A tangent is drawn to a parabola at the point $(12,6)$ to meet the directrix at $\left( 2,{8\over 3} \right)$. If focus lies on the x axis then what is the equation of the parabola?

From this it can be deduced that directrix is $x=2$, and that the whole parabola along with directrix are located in the first quadrant. Therefore the origin is certainly not at the vertex. The coordinates of the focus are given in the solution as $(4,0)$, but how can I get them? If the vertex had been the origin I could have used the fact that the distance from the vertex to the directrix is equal to the focal length, but here I don't know what to do. How do I approach this problem?

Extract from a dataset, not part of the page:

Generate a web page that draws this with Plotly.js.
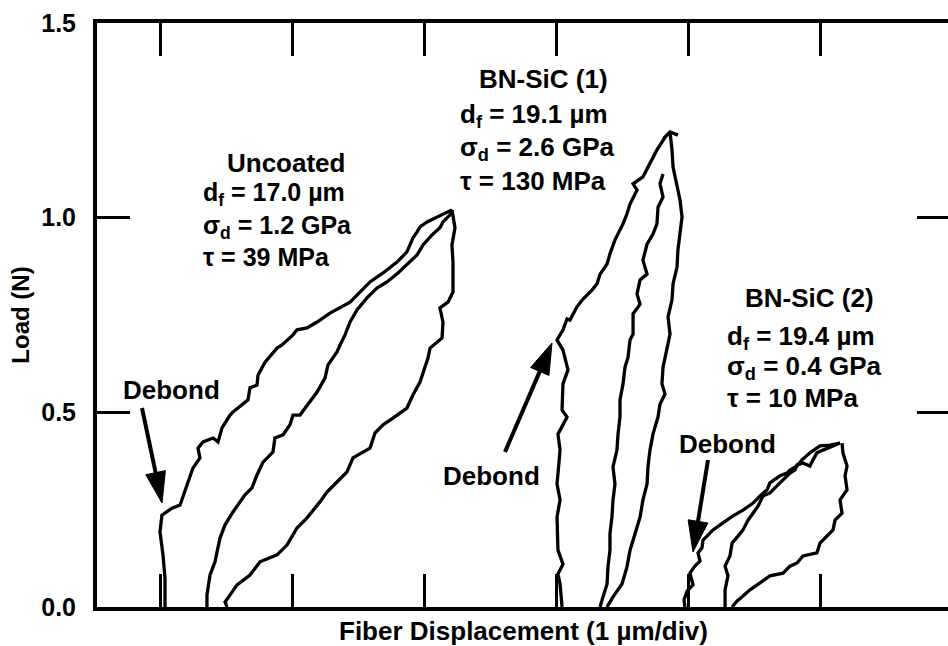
<!DOCTYPE html>
<html>
<head>
<meta charset="utf-8">
<script src="https://cdn.plot.ly/plotly-3.0.1.min.js"></script>
<style>
html,body{margin:0;padding:0;overflow:hidden;background:#fff;}
#chart{width:952px;height:646px;}
</style>
</head>
<body>
<div id="chart"></div>
<script>
// ---- Data (x in displacement divisions, y in N) ----
// Uncoated specimen
const uncLoadX   = [1.034,1.034,1.019,0.996,1.011,1.087,1.148,1.170,1.201,1.246,1.299,1.284,1.322,1.398,1.436,1.466,1.527,1.549,1.587,1.663,1.678,1.731,1.739,1.792,1.883,1.920,2.004,2.034,2.110,2.186,2.284,2.360,2.436,2.511,2.587,2.686,2.792,2.867,2.913,2.943,2.966,3.019,3.095,3.170,3.208];
const uncLoadY   = [0.000,0.074,0.134,0.193,0.236,0.254,0.262,0.283,0.313,0.357,0.383,0.408,0.424,0.434,0.424,0.460,0.493,0.501,0.511,0.532,0.563,0.570,0.596,0.629,0.665,0.673,0.699,0.712,0.717,0.732,0.755,0.768,0.783,0.809,0.835,0.858,0.886,0.912,0.948,0.963,0.976,0.989,1.002,1.015,1.020];
const uncMidX    = [3.208,3.193,3.140,3.117,3.057,2.989,2.943,2.890,2.799,2.716,2.640,2.564,2.489,2.436,2.398,2.360,2.337,2.269,2.246,2.186,2.133,2.057,2.004,1.981,1.928,1.867,1.852,1.777,1.731,1.693,1.640,1.602,1.549,1.489,1.451,1.428,1.413,1.375,1.352,1.352];
const uncMidY    = [1.020,1.007,0.989,0.974,0.956,0.930,0.904,0.886,0.858,0.835,0.819,0.794,0.763,0.732,0.699,0.673,0.655,0.622,0.588,0.552,0.527,0.493,0.493,0.468,0.442,0.434,0.398,0.372,0.339,0.306,0.288,0.270,0.244,0.211,0.177,0.141,0.116,0.082,0.031,0.000];
const uncRightX  = [3.208,3.231,3.208,3.216,3.216,3.178,3.117,3.140,3.133,3.042,3.027,3.004,2.966,2.913,2.867,2.761,2.686,2.625,2.587,2.458,2.413,2.337,2.261,2.208,2.110,2.034,1.958,1.883,1.754,1.678,1.580,1.527,1.489,1.504];
const uncRightY  = [1.020,0.974,0.930,0.886,0.809,0.783,0.768,0.732,0.691,0.665,0.640,0.614,0.578,0.545,0.511,0.485,0.468,0.447,0.408,0.383,0.347,0.321,0.295,0.270,0.229,0.203,0.159,0.134,0.116,0.082,0.057,0.031,0.013,0.000];

// BN-SiC (1)
const bn1LoadX   = [4.042,4.027,4.011,4.049,4.011,4.004,4.027,4.004,4.027,4.011,4.080,4.042,4.049,4.087,4.049,4.004,4.049,4.080,4.102,4.125,4.155,4.201,4.269,4.307,4.330,4.383,4.405,4.443,4.504,4.534,4.557,4.610,4.580,4.655,4.693,4.731,4.761,4.799,4.822,4.860,4.920];
const bn1LoadY   = [0.000,0.059,0.085,0.110,0.146,0.231,0.275,0.316,0.403,0.444,0.488,0.506,0.573,0.609,0.660,0.686,0.712,0.740,0.737,0.753,0.771,0.791,0.814,0.830,0.855,0.881,0.907,0.943,0.984,1.010,1.035,1.071,1.087,1.105,1.130,1.156,1.174,1.194,1.207,1.220,1.212];
const bn1MidX    = [4.807,4.784,4.807,4.769,4.761,4.731,4.686,4.655,4.686,4.633,4.610,4.633,4.580,4.580,4.557,4.542,4.519,4.504,4.481,4.481,4.466,4.458,4.428,4.443,4.428,4.420,4.405,4.405,4.390,4.383,4.352,4.330];
const bn1MidY    = [1.112,1.087,1.053,1.027,0.984,0.958,0.932,0.891,0.855,0.840,0.804,0.778,0.753,0.701,0.686,0.642,0.616,0.573,0.532,0.488,0.444,0.403,0.360,0.316,0.275,0.231,0.188,0.146,0.103,0.059,0.026,0.000];
const bn1RightX  = [4.860,4.875,4.883,4.913,4.936,4.951,4.936,4.920,4.913,4.883,4.875,4.845,4.860,4.837,4.807,4.799,4.822,4.784,4.769,4.731,4.708,4.693,4.686,4.655,4.633,4.595,4.557,4.534,4.496,4.428,4.383];
const bn1RightY  = [1.220,1.174,1.130,1.087,1.045,1.002,0.958,0.917,0.873,0.830,0.789,0.745,0.701,0.660,0.616,0.573,0.547,0.521,0.488,0.444,0.403,0.360,0.316,0.275,0.231,0.188,0.146,0.103,0.059,0.026,0.000];

// BN-SiC (2)
const bn2LoadX   = [4.973,4.966,4.989,5.034,5.011,5.049,5.087,5.072,5.102,5.110,5.140,5.186,5.261,5.337,5.413,5.489,5.542,5.595,5.617,5.693,5.746,5.769,5.822,5.860,5.920,5.996,6.072,6.148];
const bn2LoadY   = [0.000,0.018,0.041,0.057,0.087,0.105,0.118,0.139,0.152,0.172,0.182,0.198,0.216,0.234,0.249,0.267,0.285,0.301,0.319,0.337,0.344,0.352,0.362,0.378,0.396,0.414,0.416,0.421];
const bn2MidX    = [5.277,5.277,5.299,5.277,5.314,5.330,5.375,5.413,5.451,5.489,5.527,5.564,5.617,5.670,5.716,5.769,5.807,5.822,5.867,5.920,5.943,5.973,6.019,6.095,6.148];
const bn2MidY    = [0.000,0.044,0.080,0.105,0.131,0.164,0.182,0.198,0.223,0.241,0.259,0.285,0.293,0.311,0.326,0.344,0.352,0.365,0.370,0.362,0.378,0.396,0.403,0.414,0.421];
const bn2RightX  = [6.163,6.170,6.201,6.186,6.201,6.148,6.163,6.110,6.095,6.049,5.996,5.973,5.867,5.822,5.769,5.716,5.617,5.542,5.466,5.413,5.367,5.330];
const bn2RightY  = [0.421,0.396,0.362,0.337,0.301,0.275,0.241,0.223,0.198,0.182,0.164,0.139,0.131,0.113,0.105,0.087,0.080,0.062,0.044,0.028,0.015,0.000];

// Axis ticks
const xTickVals  = [1,2,3,4,5,6];
const yTickVals  = [0,0.5,1.0,1.5];
const yTickText  = ['0.0','0.5','1.0','1.5'];

// Labels
const headers    = ['Uncoated','BN-SiC (1)','BN-SiC (2)'];
const uncBody    = 'd<sub>f</sub> = 17.0 µm<br>σ<sub>d</sub> = 1.2 GPa<br>τ = 39 MPa';
const bodyLines  = [
  ['d<sub>f</sub> = 19.1 µm','σ<sub>d</sub> = 2.6 GPa','τ = 130 MPa'],
  ['d<sub>f</sub> = 19.4 µm','σ<sub>d</sub> = 0.4 GPa','τ = 10 MPa']
];
const debondText = 'Debond';

// ---- Layout geometry ----
const W = 952, H = 646;
const M = {l:97, r:2, t:23, b:39};
const xRange = [0.519, 6.981];
const yRange = [0, 1.5];
const sx = (W - M.l - M.r) / (xRange[1] - xRange[0]);   // px per x unit
const sy = (H - M.t - M.b) / (yRange[1] - yRange[0]);   // px per y unit

// ---- Build traces ----
function joinBranches(...branches){
  const out = [];
  branches.forEach((b,i)=>{ if(i>0) out.push(null); out.push(...b); });
  return out;
}
const lineStyle = {color:'#000', width:3.3};
const traces = [
  {x: joinBranches(uncLoadX, uncMidX, uncRightX), y: joinBranches(uncLoadY, uncMidY, uncRightY)},
  {x: joinBranches(bn1LoadX, bn1MidX, bn1RightX), y: joinBranches(bn1LoadY, bn1MidY, bn1RightY)},
  {x: joinBranches(bn2LoadX, bn2MidX, bn2RightX), y: joinBranches(bn2LoadY, bn2MidY, bn2RightY)}
].map(t => Object.assign(t, {type:'scatter', mode:'lines', line:lineStyle, connectgaps:false, hoverinfo:'skip', showlegend:false}));

const F = 'Liberation Sans, Arial, Helvetica, sans-serif';
const txtFont = {family:F, size:26, color:'#000', weight:700};

// text anchor positions
const headerPos = [[1.4886,1.185],[3.3977,1.401],[5.4129,0.8386]];
const uncBodyPos = [1.3144, 0.983];
const bodyX     = [3.2538, 5.2765];
const bodyTops  = [[1.309,1.226,1.139],[0.741,0.6638,0.5816]];
const debondPos = [[1.0871,0.6023],[3.5076,0.3814],[5.2917,0.4611]];
// arrow tips (data) with tail offsets in px (screen: +x right, +y down)
const arrows    = [[1.0114,0.2671,-20,-95],[3.9659,0.6781,-47,109],[5.0341,0.1413,15,-92]];

const annotations = [];
headers.forEach((h,i)=>annotations.push({x:headerPos[i][0], y:headerPos[i][1], xref:'x', yref:'y', text:h, showarrow:false, xanchor:'left', yanchor:'top', font:txtFont}));
annotations.push({x:uncBodyPos[0], y:uncBodyPos[1], xref:'x', yref:'y', text:uncBody, showarrow:false, xanchor:'left', yanchor:'middle', align:'left', borderpad:0, font:Object.assign({}, txtFont, {size:25})});
bodyLines.forEach((lines,i)=>lines.forEach((t,j)=>annotations.push({x:bodyX[i], y:bodyTops[i][j], xref:'x', yref:'y', text:t, showarrow:false, xanchor:'left', yanchor:'top', font:txtFont})));
debondPos.forEach(p=>annotations.push({x:p[0], y:p[1], xref:'x', yref:'y', text:debondText, showarrow:false, xanchor:'center', yanchor:'top', font:txtFont}));

// arrows drawn as shapes: shaft + slim filled head
const shapes = [];
const HEAD_LEN = 31, HEAD_HALF = 10;
arrows.forEach(([tx,ty,ax,ay])=>{
  const len = Math.hypot(ax, ay);
  const ux = -ax/len, uy = -ay/len;            // tail -> tip direction (px)
  const bx = -ux*HEAD_LEN, by = -uy*HEAD_LEN;  // head base centre relative to tip (px)
  const px = -uy, py = ux;                     // perpendicular
  const toX = d => tx + d/sx, toY = d => ty - d/sy;
  shapes.push({type:'line', xref:'x', yref:'y',
    x0:toX(ax), y0:toY(ay), x1:toX(bx*0.9), y1:toY(by*0.9),
    line:{color:'#000', width:4}});
  const p1 = [toX(bx + px*HEAD_HALF), toY(by + py*HEAD_HALF)];
  const p2 = [toX(bx - px*HEAD_HALF), toY(by - py*HEAD_HALF)];
  shapes.push({type:'path', xref:'x', yref:'y',
    path:`M${tx},${ty} L${p1[0]},${p1[1]} L${p2[0]},${p2[1]} Z`,
    fillcolor:'#000', line:{color:'#000', width:1}});
});

const axisCommon = {
  showline:true, linecolor:'#000', linewidth:4, mirror:'ticks',
  ticks:'inside', ticklen:33, tickwidth:3, tickcolor:'#000',
  showgrid:false, zeroline:false, fixedrange:true
};

const layout = {
  width:W, height:H,
  margin:M,
  paper_bgcolor:'#fff', plot_bgcolor:'#fff',
  font:{family:F, size:24, color:'#000', weight:700},
  showlegend:false,
  xaxis: Object.assign({}, axisCommon, {
    range:xRange, tickvals:xTickVals, showticklabels:false,
    title:{text:'Fiber Displacement (1 µm/div)', font:{family:F, size:26, color:'#000', weight:700}, standoff:14}
  }),
  yaxis: Object.assign({}, axisCommon, {
    range:yRange, tickvals:yTickVals, ticktext:yTickText,
    tickfont:{family:F, size:25, color:'#000', weight:700}, ticklabelstandoff:12,
    title:{text:'Load (N)', font:{family:F, size:24, color:'#000', weight:700}, standoff:6}
  }),
  annotations: annotations,
  shapes: shapes
};

Plotly.newPlot('chart', traces, layout, {displayModeBar:false, staticPlot:true});
</script>
</body>
</html>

 A: The equation of parabola is $$y^2=2p(x-a)$$ so the focus is at $F(a+{p\over 2},0)$
and the equation of tangent is $x-3y+6=0$. 

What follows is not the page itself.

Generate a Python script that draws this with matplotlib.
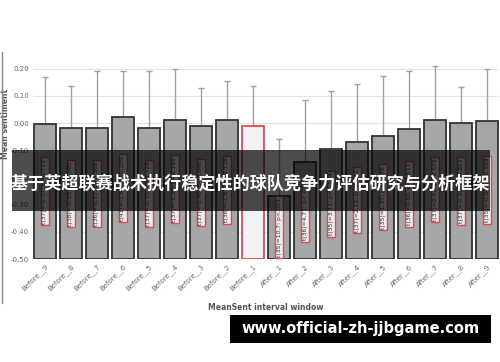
import matplotlib
matplotlib.use("Agg")
import matplotlib.pyplot as plt
from matplotlib.patches import Rectangle
from matplotlib.lines import Line2D

# 数据：各时间窗口的平均情绪值及误差
windows = ["Before__9", "Before__8", "Before__7", "Before__6", "Before__5",
           "Before__4", "Before__3", "Before__2", "Before__1",
           "After__1", "After__2", "After__3", "After__4", "After__5",
           "After__6", "After__7", "After__8", "After__9"]
mean_sent = [-0.003, -0.018, -0.018, 0.021, -0.018, 0.012, -0.012, 0.010, -0.010,
             -0.267, -0.145, -0.094, -0.068, -0.046, -0.022, 0.012, 0.001, 0.006]
err = [0.172, 0.153, 0.208, 0.172, 0.211, 0.188, 0.140, 0.144, 0.145,
       0.210, 0.231, 0.212, 0.211, 0.219, 0.213, 0.196, 0.131, 0.194]
t_labels = ["t(37)=-0.37; p=0.712", "t(38)=-0.55; p=0.585", "t(36)=-0.17; p=0.868",
            "t(41)=-1.64; p=0.109", "t(37)=-0.35; p=0.728", "t(37)=-1.33; p=0.191",
            "t(37)=-0.46; p=0.646", "t(36)=-1.61; p=0.116", "",
            "t(35)=10.7; p<.001", "t(36)=4.71; p<.001", "t(35)=3.11; p=0.004",
            "t(37)=2.12; p=0.041", "t(35)=1.37; p=0.178", "t(36)=0.66; p=0.511",
            "t(37)=0.42; p=0.678", "t(37)=-0.06; p=0.952", "t(35)=-0.00; p=0.999"]
ref_window = "Before__1"
y_min = -0.5

title_text = "基于英超联赛战术执行稳定性的球队竞争力评估研究与分析框架"
watermark = "www.official-zh-jjbgame.com"

fig = plt.figure(figsize=(5, 3.62), dpi=100)
ax = fig.add_axes([0.066, 0.2845, 0.932, 0.5635])

x = list(range(len(windows)))
heights = [m - y_min for m in mean_sent]
fills = ["#f2f2f2" if w == ref_window else "#a6a6a6" for w in windows]
edges = ["#e8474c" if w == ref_window else "#333333" for w in windows]

ax.errorbar(x, mean_sent, yerr=err, fmt="none", ecolor="#a0a0a0",
            elinewidth=1, capsize=2.5, capthick=1, zorder=1)
ax.bar(x, heights, bottom=y_min, width=0.85, color=fills, edgecolor=edges,
       linewidth=1.3, zorder=2)

for xi, m, lab in zip(x, mean_sent, t_labels):
    if not lab:
        continue
    ax.text(xi, (m + y_min) / 2, lab, rotation=90, ha="center", va="center",
            fontsize=4.3, color="#333333", zorder=3,
            bbox=dict(boxstyle="square,pad=0.25", facecolor="#ececec",
                      edgecolor="#e8474c", linewidth=1))

ax.set_xlim(-0.45, len(windows) - 0.55)
ax.set_ylim(y_min, 0.25)
ax.set_yticks([0.2, 0.1, 0.0, -0.1, -0.2, -0.3, -0.4, -0.5])
ax.set_yticklabels(["0.20", "0.10", "0.00", "-0.10", "-0.20", "-0.30", "-0.40", "-0.50"])
ax.set_xticks(x)
ax.set_xticklabels(windows, rotation=45, ha="right", rotation_mode="anchor")
ax.tick_params(axis="both", length=0, labelsize=5, labelcolor="#666666", pad=3)
ax.yaxis.grid(True, color="#e3e3e3", linewidth=0.8, zorder=0)
ax.set_axisbelow(True)
for s in ax.spines.values():
    s.set_visible(False)

ax.set_xlabel("MeanSent interval window", fontsize=5.5, color="#555555",
              fontweight="bold", labelpad=8)
ax.set_ylabel("Mean sentiment", fontsize=5.5, color="#555555", fontweight="bold")
ax.yaxis.set_label_coords(-0.05, 0.66)

# 左侧边框线
fig.add_artist(Line2D([0.004, 0.004], [1 - 52 / 362, 1 - 303 / 362],
                      transform=fig.transFigure, color="#888888", linewidth=1))

# 半透明标题横幅
fig.add_artist(Rectangle((12 / 500, 1 - 211 / 362), 478 / 500, 61 / 362,
                         transform=fig.transFigure, facecolor="black",
                         alpha=0.7, edgecolor="none", zorder=10))
fig.text(0.5, 1 - 184 / 362, title_text, ha="center", va="center", color="white",
         fontsize=12.3, fontweight="bold", zorder=11,
         family=["Noto Sans CJK SC", "DejaVu Sans"])

# 网址水印
fig.add_artist(Rectangle((230 / 500, 1 - 343 / 362), 261 / 500, 28 / 362,
                         transform=fig.transFigure, facecolor="black",
                         edgecolor="none", zorder=10))
fig.text(360.5 / 500, 1 - 329 / 362, watermark, ha="center", va="center",
         color="white", fontsize=10.5, fontweight="bold", zorder=11,
         family="DejaVu Sans")

fig.savefig("out.png", dpi=100)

Since a general equation of tangent at $T(x_0,y_0)$ if $y_0\ne 0$ is $$y={p\over y_0}x +p{x_0-2a\over y_0}$$
we get ${p\over y_0} ={1\over 3}$ and $p(x_0-2a)=2y_0$, so $p=2$ and $a= 3$, so 
parabola is $$y^2=4(x-3)$$

Or you can do like this:
Since ${1\over 3} = {p\over 6}$ we get $p=2$ so $F(a+1,0)$. Let $T'(2,6)$ be orthogonal projection on directrix. Now the midpoint $M({a+3\over 2},3)$ of a segment $T'F$ is on tangent, so ${a+3\over 2}-9+6=0$ so $a=3$. 
A: You could use the reflective property of parabolas: A normal to the parabola at $(12,6)$ is $(-(6-8/3),12-2)=(-10/3,10)$ and so the reflection of the direction vector $(1,0)$ of the parabola’s axis from the tangent line is (eliminating the common factor of $10$) $$(1,0)-{(1,0)\cdot(-1,3)\over(-1,3)\cdot(-1,3)}(-1,3) = \left(\frac45,\frac35\right).$$ The intersection of the line through $(12,6)$ that has this direction vector with the $x$-axis is the parabola’s focus, $(4,0)$.